While we’ve seen examples of the mobile platform companies proactively addressing malware attacks – the iPad 2 Smart Cover security hole fixed by Apple’s iOS 5.0.1 release and Android’s 58 malicious applications, which were downloaded onto 260,000 devices before Google remotely wiped the devices clean – it’s simply not enough. Not to mention, these remedies aren’t always applicable to tablet devices, with only a small percentage maintaining an always-on 3G connection, making it nearly impossible to implement a real-time security fix.

Two ways that mobile platform companies have typically remedied security holes exposed by malware: OS security re-architecture or stricter entry programs into app stores. However, the stricter the app adoption rules and implementation restrictions (so as to not allow a bad app into an app store), the less number of apps enter the market in a given time.

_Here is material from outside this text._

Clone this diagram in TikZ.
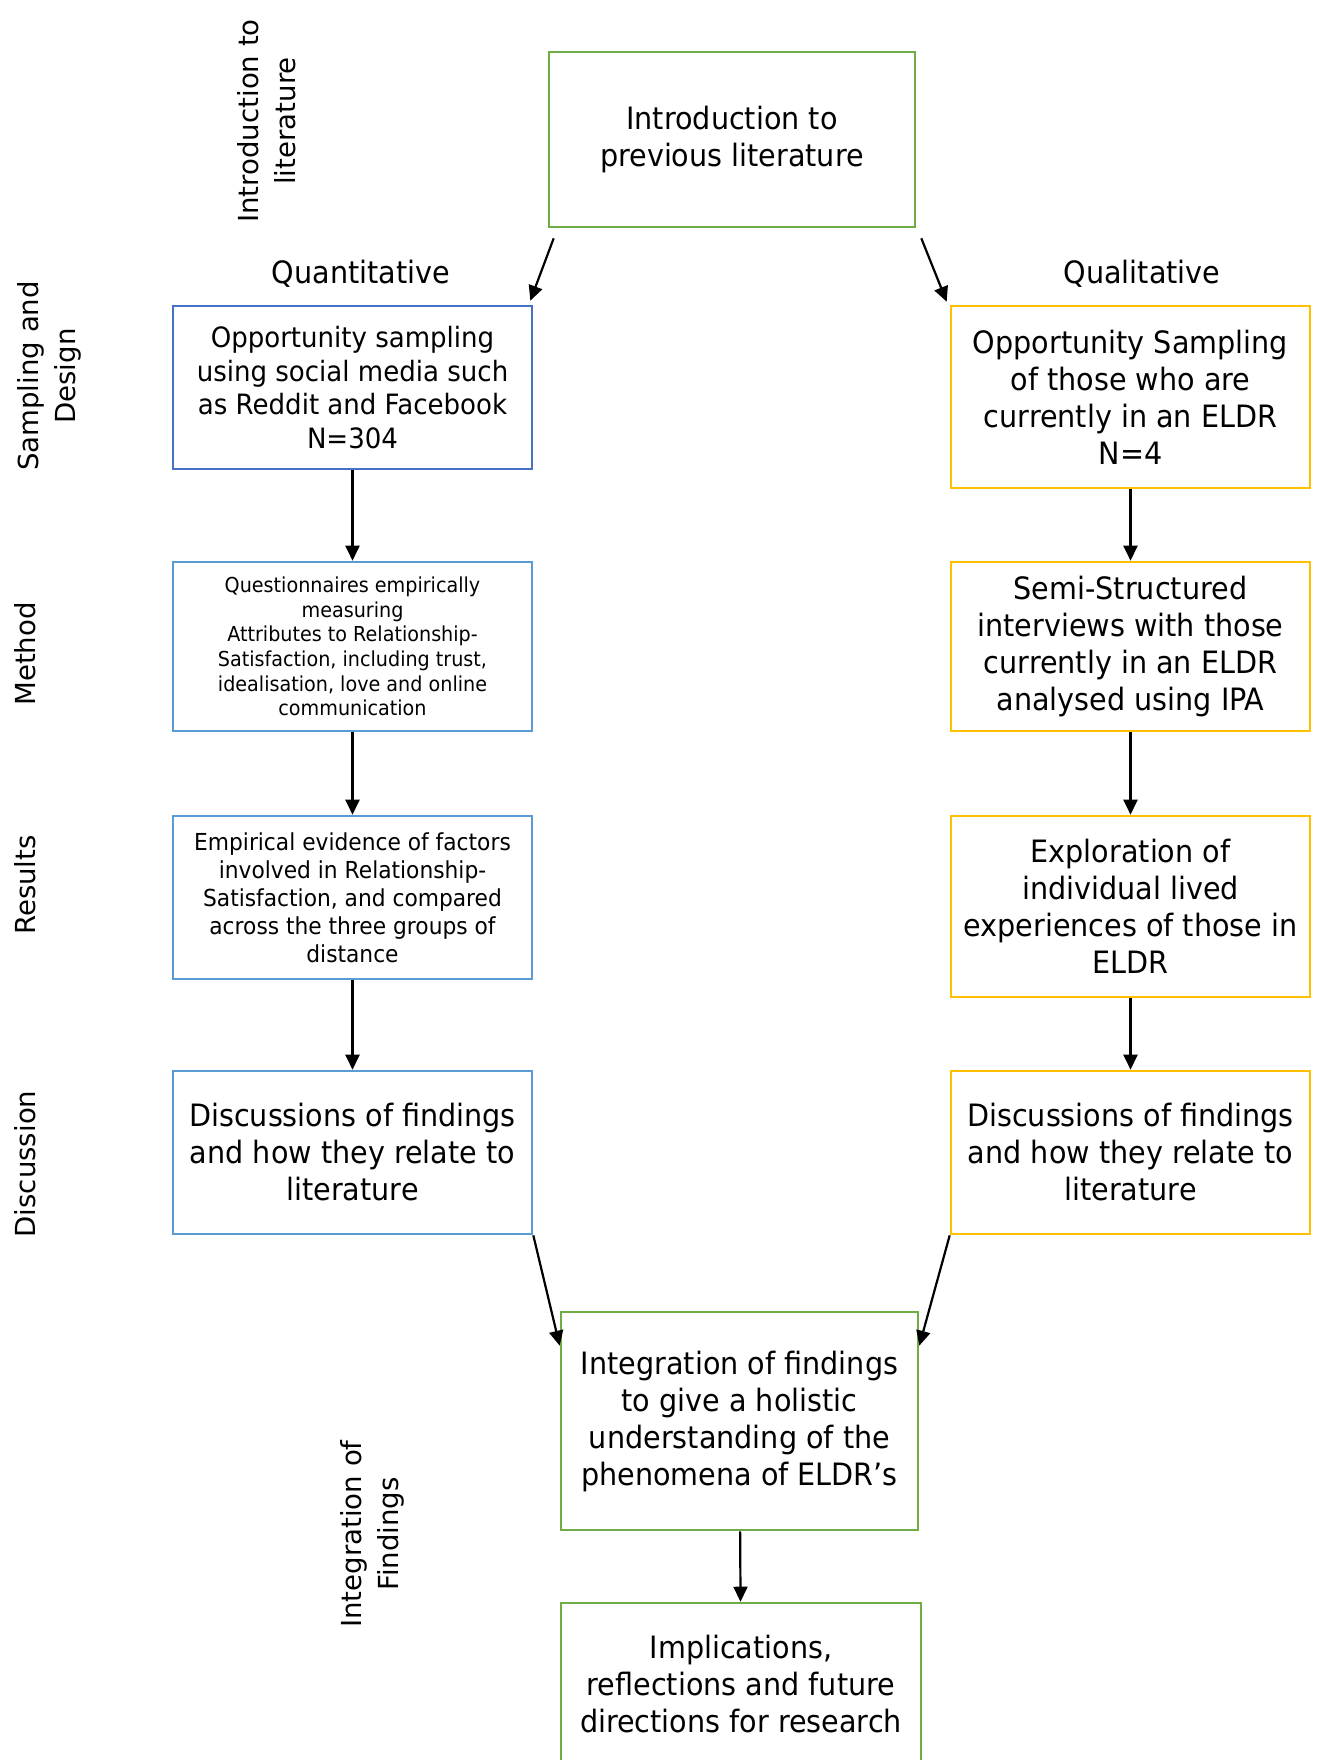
\documentclass[tikz,border=0pt]{standalone}
\usepackage{fontspec}
\setmainfont{DejaVu Sans}[FakeStretch=0.93]
\newfontfamily\labelfont{DejaVu Sans}
\usetikzlibrary{arrows.meta,calc}
\definecolor{boxgreen}{RGB}{112,173,71}
\definecolor{boxblue}{RGB}{68,114,196}
\definecolor{lightblue}{RGB}{91,155,213}
\definecolor{boxyellow}{RGB}{255,192,0}
\tikzset{
  stagebox/.style={draw, line width=1.3pt, align=center, inner sep=0pt,
    minimum width=179.5pt},
  greenbox/.style={stagebox, draw=boxgreen},
  bluebox/.style={stagebox, draw=boxblue},
  lightbox/.style={stagebox, draw=lightblue},
  yellowbox/.style={stagebox, draw=boxyellow},
  sidelabel/.style={rotate=90, align=center, font=\labelfont\fontsize{13.8}{18.5}\selectfont},
  arr/.style={-{Triangle[length=7.5pt,width=7pt]}, line width=1.1pt},
  big/.style={font=\fontsize{15.4}{18.5}\selectfont}
}
\begin{document}
\begin{tikzpicture}[x=0.5pt,y=-0.5pt]
\clip (0,0) rectangle (1318,1760);
% side labels
\node[sidelabel] (lintro) at (267,121) {Introduction to\\literature};
\node[sidelabel] (lsample) at (49,376) {Sampling and\\Design};
\node[sidelabel] (lmethod) at (25,654) {Method};
\node[sidelabel] (lresult) at (25,885) {Results};
\node[sidelabel] (ldisc) at (25,1164) {Discussion};
\node[sidelabel] (linteg) at (372,1534) {Integration of\\Findings};
% top
\node[greenbox, big, minimum width=183pt, minimum height=87.5pt] (intro) at (732,139.5)
  {Introduction to\\previous literature};
\node[big] (quant) at (361,274) {Quantitative};
\node[big] (qual) at (1142,274) {Qualitative};
% quantitative column
\node[bluebox, minimum height=81.5pt, font=\fontsize{14}{16.8}\selectfont] (q1) at (352.5,387.5)
  {Opportunity sampling\\using social media such\\as Reddit and Facebook\\N=304};
\node[lightbox, minimum height=84.5pt, font=\fontsize{10.3}{12.35}\selectfont] (q2) at (352.5,646.5)
  {Questionnaires empirically\\measuring\\Attributes to Relationship-\\Satisfaction, including trust,\\idealisation, love and online\\communication};
\node[lightbox, minimum height=81.5pt, font=\fontsize{11.7}{14}\selectfont] (q3) at (352.5,897.5)
  {Empirical evidence of factors\\involved in Relationship-\\Satisfaction, and compared\\across the three groups of\\distance};
\node[lightbox, big, minimum height=81.5pt] (q4) at (352.5,1152.5)
  {Discussions of findings\\and how they relate to\\literature};
% qualitative column
\node[yellowbox, big, minimum height=91pt] (r1) at (1130.5,397)
  {Opportunity Sampling\\of those who are\\currently in an ELDR\\N=4};
\node[yellowbox, big, minimum height=84.5pt] (r2) at (1130.5,646.5)
  {Semi-Structured\\interviews with those\\currently in an ELDR\\analysed using IPA};
\node[yellowbox, big, minimum height=90.5pt] (r3) at (1130.5,906.5)
  {Exploration of\\individual lived\\experiences of those in\\ELDR};
\node[yellowbox, big, minimum height=81.5pt] (r4) at (1130.5,1152.5)
  {Discussions of findings\\and how they relate to\\literature};
% bottom
\node[greenbox, big, minimum width=178.5pt, minimum height=109pt] (integ) at (739.5,1421)
  {Integration of findings\\to give a holistic\\understanding of the\\phenomena of ELDR’s};
\node[greenbox, big, minimum width=180pt, minimum height=81pt] (impl) at (741,1684)
  {Implications,\\reflections and future\\directions for research};
% arrows
\draw[arr] ($(intro.south west)+(6,10)$) -- ($(q1.north east)+(-3,-4)$);
\draw[arr] ($(intro.south east)+(5,10)$) -- ($(r1.north west)+(-3,-3)$);
\draw[arr] (q1) -- (q2);
\draw[arr] (q2) -- (q3);
\draw[arr] (q3) -- (q4);
\draw[arr] (r1) -- (r2);
\draw[arr] (r2) -- (r3);
\draw[arr] (r3) -- (r4);
\draw[arr] (q4.south east) -- ($(integ.north west)+(0,35)$);
\draw[arr] (r4.south west) -- ($(integ.north east)+(0,35)$);
\draw[arr] (integ) -- (impl);
\end{tikzpicture}
\end{document}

While Apple has the luxury of highly scrutinizing the apps it approves, Android--coming from behind—has looser controls in an effort to balance innovation with security.

The recent Smart Cover security hole uncovered in iPad 2 and fixed by Apple’s iOS 5.0.1 release is the OS remedy; and Android’s 58 malicious applications, which were downloaded onto around 260,000 devices before Google eventually admitted it and wiped them from devices remotely, is an app store remedy.

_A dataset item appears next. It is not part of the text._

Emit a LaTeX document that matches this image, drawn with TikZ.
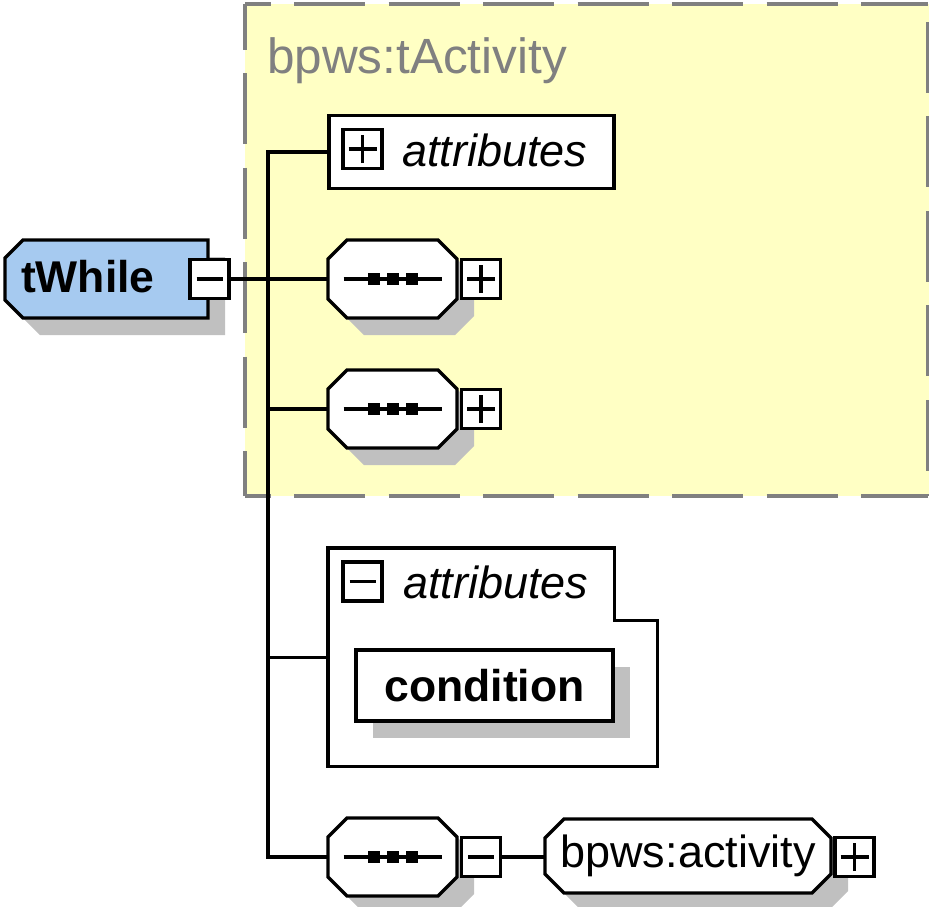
\documentclass[tikz,border=0pt]{standalone}
\usepackage{fontspec}
\setmainfont{Liberation Sans}
\usetikzlibrary{shadows,backgrounds}

\definecolor{typeblue}{RGB}{166,202,240}
\definecolor{basefill}{RGB}{255,255,196}
\definecolor{framegray}{RGB}{128,128,128}
\definecolor{shadowgray}{RGB}{192,192,192}

% A rectangle whose corners are cut off at 45 degrees;
% the left and right cuts are set separately.
\makeatletter
\pgfkeys{/pgf/left cut/.initial=19pt, /pgf/right cut/.initial=19pt}
\newdimen\cbxa \newdimen\cbya \newdimen\cbxb \newdimen\cbyb
\newdimen\cbcl \newdimen\cbcr
\newdimen\cbxl \newdimen\cbxr
\newdimen\cbyll \newdimen\cbylu \newdimen\cbyrl \newdimen\cbyru
\pgfdeclareshape{cutbox}{%
  \inheritsavedanchors[from=rectangle]
  \inheritanchorborder[from=rectangle]
  \inheritanchor[from=rectangle]{center}
  \inheritanchor[from=rectangle]{north}
  \inheritanchor[from=rectangle]{south}
  \inheritanchor[from=rectangle]{east}
  \inheritanchor[from=rectangle]{west}
  \inheritanchor[from=rectangle]{north east}
  \inheritanchor[from=rectangle]{north west}
  \inheritanchor[from=rectangle]{south east}
  \inheritanchor[from=rectangle]{south west}
  \backgroundpath{%
    \southwest \cbxa=\pgf@x \cbya=\pgf@y
    \northeast \cbxb=\pgf@x \cbyb=\pgf@y
    \pgfmathsetlength\cbcl{\pgfkeysvalueof{/pgf/left cut}}%
    \pgfmathsetlength\cbcr{\pgfkeysvalueof{/pgf/right cut}}%
    \cbxl=\cbxa \advance\cbxl by \cbcl
    \cbxr=\cbxb \advance\cbxr by -\cbcr
    \cbyll=\cbya \advance\cbyll by \cbcl
    \cbylu=\cbyb \advance\cbylu by -\cbcl
    \cbyrl=\cbya \advance\cbyrl by \cbcr
    \cbyru=\cbyb \advance\cbyru by -\cbcr
    \pgfpathmoveto{\pgfqpoint{\cbxl}{\cbya}}%
    \pgfpathlineto{\pgfqpoint{\cbxr}{\cbya}}%
    \pgfpathlineto{\pgfqpoint{\cbxb}{\cbyrl}}%
    \pgfpathlineto{\pgfqpoint{\cbxb}{\cbyru}}%
    \pgfpathlineto{\pgfqpoint{\cbxr}{\cbyb}}%
    \pgfpathlineto{\pgfqpoint{\cbxl}{\cbyb}}%
    \pgfpathlineto{\pgfqpoint{\cbxa}{\cbylu}}%
    \pgfpathlineto{\pgfqpoint{\cbxa}{\cbyll}}%
    \pgfpathclose
  }%
}
\makeatother

\begin{document}
\begin{tikzpicture}[x=1pt,y=-1pt,
  every node/.style={outer sep=0pt, inner sep=0pt, font=\fontsize{45}{54}\selectfont},
  wire/.style={line width=3.3pt},
  shade17/.style={drop shadow={shadow xshift=17pt, shadow yshift=-17pt, fill=shadowgray, opacity=1}},
  octa/.style={cutbox, left cut=19pt, right cut=19pt, draw, line width=3.3pt, fill=white},
  seqglyph/.style={path picture={
      \draw[black, line width=3.3pt] ([xshift=-49pt]path picture bounding box.center)
        -- ([xshift=49pt]path picture bounding box.center);
      \foreach \dx in {-19,0,19}
        \fill[black] ([xshift=\dx pt]path picture bounding box.center) +(-6,-6) rectangle +(6,6);}},
  seqbox/.style={octa, shade17, seqglyph, minimum width=129pt, minimum height=78pt},
  pmbox/.style={rectangle, draw, line width=3.3pt, fill=white, minimum size=39pt},
  plusbox/.style={pmbox, path picture={\draw[black, line width=3.3pt]
      ([xshift=-14pt]path picture bounding box.center) -- ([xshift=14pt]path picture bounding box.center)
      ([yshift=-14pt]path picture bounding box.center) -- ([yshift=14pt]path picture bounding box.center);}},
  minusbox/.style={pmbox, path picture={\draw[black, line width=3.3pt]
      ([xshift=-13pt]path picture bounding box.center) -- ([xshift=13pt]path picture bounding box.center);}},
  attrbox/.style={rectangle, draw, line width=3.3pt, fill=white},
  groupline/.style={draw, line width=3.3pt, fill=white},
  framedash/.style={draw=framegray, line width=3.8pt, dash pattern=on 71pt off 23.5pt},
  boldlabel/.style={font=\fontsize{44.5}{53}\selectfont\bfseries},
  itlabel/.style={font=\fontsize{45}{54}\selectfont\itshape},
]
\useasboundingbox (0,0) rectangle (929,906);

% base type area: pale yellow panel with dashed grey frame
\begin{scope}[on background layer]
  \fill[white] (0,0) rectangle (929,906);
  \fill[basefill] (245,4) rectangle (929,496);
  \draw[framedash, dash phase=45.5pt] (245,4) -- (928,4);
  \draw[framedash, dash phase=45.5pt] (245,496) -- (928,496);
  \draw[framedash, dash phase=25.5pt] (245,4) -- (245,496);
  \draw[framedash, dash phase=77pt] (928,4) -- (928,496);
\end{scope}
\node[anchor=base west, text=framegray, font=\fontsize{49.5}{59}\selectfont] (basetitle) at (267,73) {bpws:tActivity};

% complex type tWhile
\node[cutbox, left cut=18pt, right cut=0pt, draw, line width=3.3pt, fill=typeblue, shade17,
      minimum width=203pt, minimum height=78pt] (twhile) at (106.5,279) {};
\node[anchor=base west, boldlabel] (twhilelabel) at (21,292) {tWhile};
\node[minusbox] (m0) at (209.5,279) {};

% inherited content
\node[attrbox, minimum width=285pt, minimum height=73pt] (at1) at (471.5,152) {};
\node[plusbox] (p0) at (362.5,149) {};
\node[anchor=base west, itlabel] (at1label) at (402,166) {attributes};

\node[seqbox] (s1) at (392.5,279) {};
\node[plusbox] (p1) at (481,279) {};
\node[seqbox] (s2) at (392.5,409) {};
\node[plusbox] (p2) at (481,409) {};

% own attributes
\node[minimum width=329.5pt, minimum height=218.5pt] (agrp) at (492.75,657.25) {};
\draw[groupline] (agrp.north west) -- ([xshift=-43pt]agrp.north east)
  -- ([xshift=-43pt,yshift=-72.5pt]agrp.north east) -- ([yshift=-72.5pt]agrp.north east)
  -- (agrp.south east) -- (agrp.south west) -- cycle;
\node[minusbox] (m2) at (362.5,581.5) {};
\node[anchor=base west, itlabel] (at2label) at (403,598) {attributes};
\node[attrbox, shade17, boldlabel, minimum width=257pt, minimum height=71pt] (cond) at (484.5,685.5) {condition};

% own sequence
\node[seqbox] (s3) at (392.5,857) {};
\node[minusbox] (m3) at (481,857) {};
\node[octa, shade17, minimum width=286pt, minimum height=74pt] (act) at (688,856) {bpws:activity};
\node[plusbox] (p4) at (854.5,857) {};

% connectors
\begin{scope}[on background layer]
  \coordinate (trunk) at (268,0);
  \draw[wire] (at1.west) -| (trunk |- s3.west) -- (s3.west);
  \draw[wire] (s2.west) -- (s2.west -| trunk);
  \draw[wire] (agrp.west) -- (agrp.west -| trunk);
  \draw[wire] (m0.east) -- (s1.west);
  \draw[wire] (m3.east) -- (m3.east -| act.west);
\end{scope}
\end{tikzpicture}
\end{document}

Both of these remedies are not acceptable solutions for enterprises. Enterprise IT heads cannot wait for a new OS release or a re-evaluation by the app store when a malicious attack is siphoning confidential data from thousands of devices. The situation gets even more critical when malicious apps get on tablet devices. Unlike smartphones, most tablets are still tethered devices. Only a small percentage of them have always-on 3G connection through which a remedy can be applied immediately.

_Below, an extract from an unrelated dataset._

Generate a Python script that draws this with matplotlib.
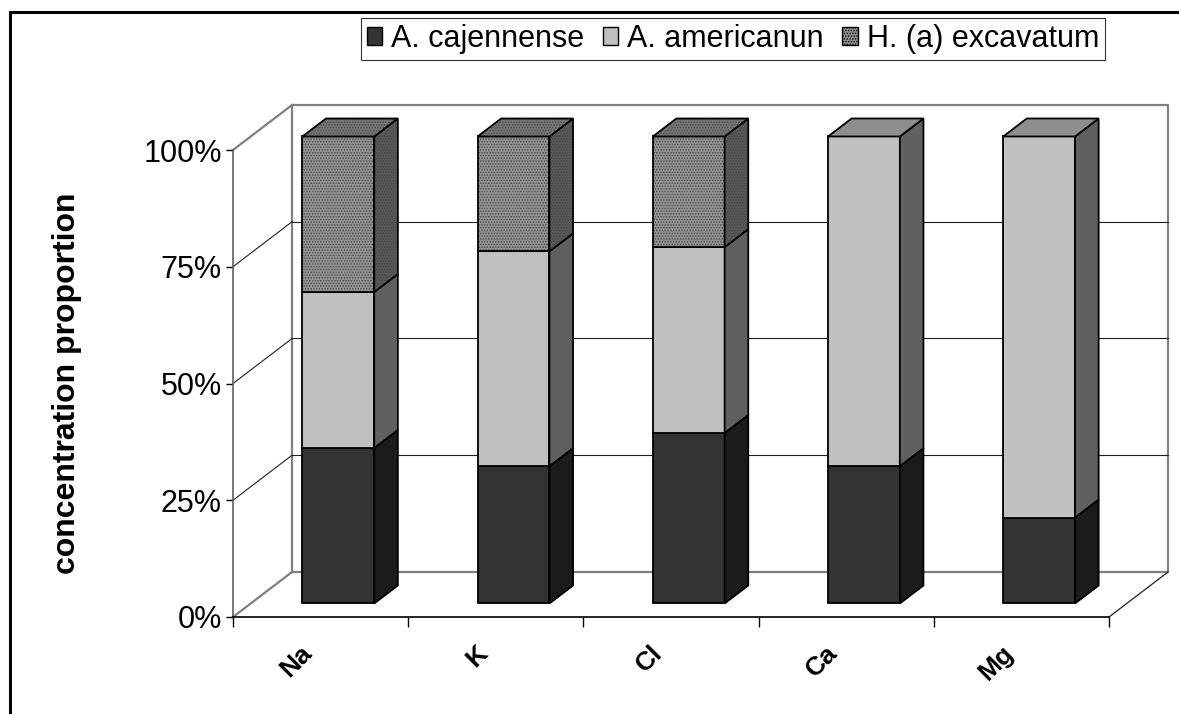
import matplotlib
matplotlib.use("Agg")
import matplotlib.pyplot as plt
from matplotlib.patches import Polygon, Patch
from matplotlib.lines import Line2D

plt.rcParams["font.family"] = ["Liberation Sans", "DejaVu Sans"]
plt.rcParams["hatch.linewidth"] = 0.7

# data (percent of each element)
elements = ["Na", "K", "Cl", "Ca", "Mg"]
series = ["A. cajennense", "A. americanun", "H. (a) excavatum"]
cajennense = [33.3, 29.4, 36.5, 29.4, 18.4]
americanun = [33.4, 46.0, 39.8, 70.6, 81.6]
excavatum = [33.3, 24.6, 23.7, 0.0, 0.0]
y_ticks = [0, 25, 50, 75, 100]
y_labels = ["0%", "25%", "50%", "75%", "100%"]

# face colours per series: front, side, top, hatch
styles = [
    dict(front="#333333", side="#1b1b1b", top="#2a2a2a", hatch=None, hc=None),
    dict(front="#c0c0c0", side="#606060", top="#8e8e8e", hatch=None, hc=None),
    dict(front="#929292", side="#585858", top="#767676", hatch="......", hc="#4a4a4a"),
]

# oblique depth vector in data units (category, percent)
DX, DY = 0.337, 9.64
BAR_W = 0.41
D0, D1 = 0.3, 0.7

W, H = 1179, 714
fig = plt.figure(figsize=(W / 100, H / 100), dpi=100)
# front plane: x=0 at px 233, x=5 at px 1109; 0% at py 617, 100% at py 150
x0, x5, y0, y100 = 233, 1109, 617, 150
ax = fig.add_axes([x0 / W, (H - y0) / H, (x5 - x0) / W, (y0 - y100) / H])
ax.set_xlim(0, 5)
ax.set_ylim(0, 100)
ax.patch.set_visible(False)
for s in ["top", "right"]:
    ax.spines[s].set_visible(False)

n = len(elements)

# back wall and side wall
wall = "#808080"
ax.plot([DX, DX, n + DX, n + DX, DX], [DY, 100 + DY, 100 + DY, DY, DY],
        color=wall, lw=1.6, clip_on=False, zorder=1)
ax.plot([0, DX], [100, 100 + DY], color=wall, lw=1.6, clip_on=False, zorder=1)
ax.plot([0, DX], [0, DY], color=wall, lw=1.6, clip_on=False, zorder=1)
for t in y_ticks[1:-1]:
    ax.plot([DX, n + DX], [t + DY, t + DY], color="#202020", lw=0.8, clip_on=False, zorder=1)
    ax.plot([0, DX], [t, t + DY], color="#202020", lw=0.8, clip_on=False, zorder=1)
# floor right edge
ax.plot([n, n + DX], [0, DY], color="#202020", lw=0.9, clip_on=False, zorder=1)

# axes look
ax.spines["left"].set_color("#606060")
ax.spines["left"].set_linewidth(1.2)
ax.spines["bottom"].set_color("black")
ax.spines["bottom"].set_linewidth(1.2)
ax.set_yticks(y_ticks)
ax.set_yticklabels(y_labels, fontsize=22)
ax.tick_params(axis="y", length=5, width=1, pad=3)
ax.set_xticks(range(n + 1))
ax.set_xticklabels([])
ax.tick_params(axis="x", length=7, width=1)

ax.set_ylabel("concentration proportion", fontsize=23, fontweight="bold", labelpad=44)

for i, name in enumerate(elements):
    ax.text(i + 0.5 - 0.07, -7.0, name, rotation=45, rotation_mode="anchor",
            ha="right", va="center", fontsize=19, fontweight="bold")


def face(pts, st, key, z):
    kw = dict(closed=True, facecolor=st[key], edgecolor="black", lw=1.3,
              joinstyle="miter", clip_on=False, zorder=z)
    if st["hatch"]:
        ax.add_patch(Polygon(pts, closed=True, facecolor=st[key], edgecolor=st["hc"],
                             lw=0, hatch=st["hatch"], clip_on=False, zorder=z))
        kw["facecolor"] = "none"
    ax.add_patch(Polygon(pts, **kw))


# bars
for i in range(n):
    vals = [cajennense[i], americanun[i], excavatum[i]]
    xl = i + 0.5 - BAR_W / 2 + D0 * DX
    xr = xl + BAR_W
    ox, oy = (D1 - D0) * DX, (D1 - D0) * DY
    base = D0 * DY
    bottom = 0.0
    top_idx = max(k for k, v in enumerate(vals) if v > 0)
    for k, v in enumerate(vals):
        if v <= 0:
            continue
        b, t = base + bottom, base + bottom + v
        st = styles[k]
        face([(xl, b), (xr, b), (xr, t), (xl, t)], st, "front", 3)
        face([(xr, b), (xr + ox, b + oy), (xr + ox, t + oy), (xr, t)], st, "side", 3)
        if k == top_idx:
            face([(xl, t), (xr, t), (xr + ox, t + oy), (xl + ox, t + oy)], st, "top", 3)
        bottom += v

# legend
handles = [Patch(facecolor=st["front"], edgecolor="black", hatch=st["hatch"], lw=1.0)
           for st in styles]
leg = fig.legend(handles, series, loc="center", ncol=3,
                 bbox_to_anchor=(733 / W, 1 - 39 / H), fontsize=22,
                 frameon=True, fancybox=False, edgecolor="black",
                 handlelength=0.5, handleheight=0.5, handletextpad=0.3,
                 columnspacing=0.6, borderpad=0.2, borderaxespad=0)
leg.get_frame().set_linewidth(0.8)

# outer frame (only top and left edges fall inside the picture)
fig.add_artist(Line2D([10 / W, 10 / W], [0, 1 - 12 / H], color="black", lw=2.2))
fig.add_artist(Line2D([10 / W, 1], [1 - 12 / H, 1 - 12 / H], color="black", lw=2.2))

fig.savefig("out.png", dpi=100, facecolor="white")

Accellion Secure Mobile Apps give enterprise tablet users the ability to securely share, edit, send and receive files in their workspace without the fear of a malicious app or link compromising their content and identity.

Accellion Secure Mobile Apps work in conjunction with Accellion Secure Collaboration to keep everything in an encrypted, secure, private container, even if a tablet user decides to download a file onto its local drive.

Should malware infect an Accellion Secure Mobile Apps user device, nothing is lost. Or, if it tries to access the tablet’s local drive, it will see nothing but a bunch of encrypted files. Users could be on an iOS, Android or BlackBerry device, and it will behave the same.

And then there is the internal threat, when people get distracted and leave behind their device by accident. If there is sensitive corporate data on the tablet and the device ends up in the wrong hands, it could easily lead to a reportable data breach. With Accellion, IT has control and management over the application, so if a device is lost or stolen, Accellion administrators can easily block access remotely and reset credentials.

Look for the discussion about tablet security to continue on this blog, but in the meantime, the more you use your tablet like a laptop, the more you should consider taking security measures.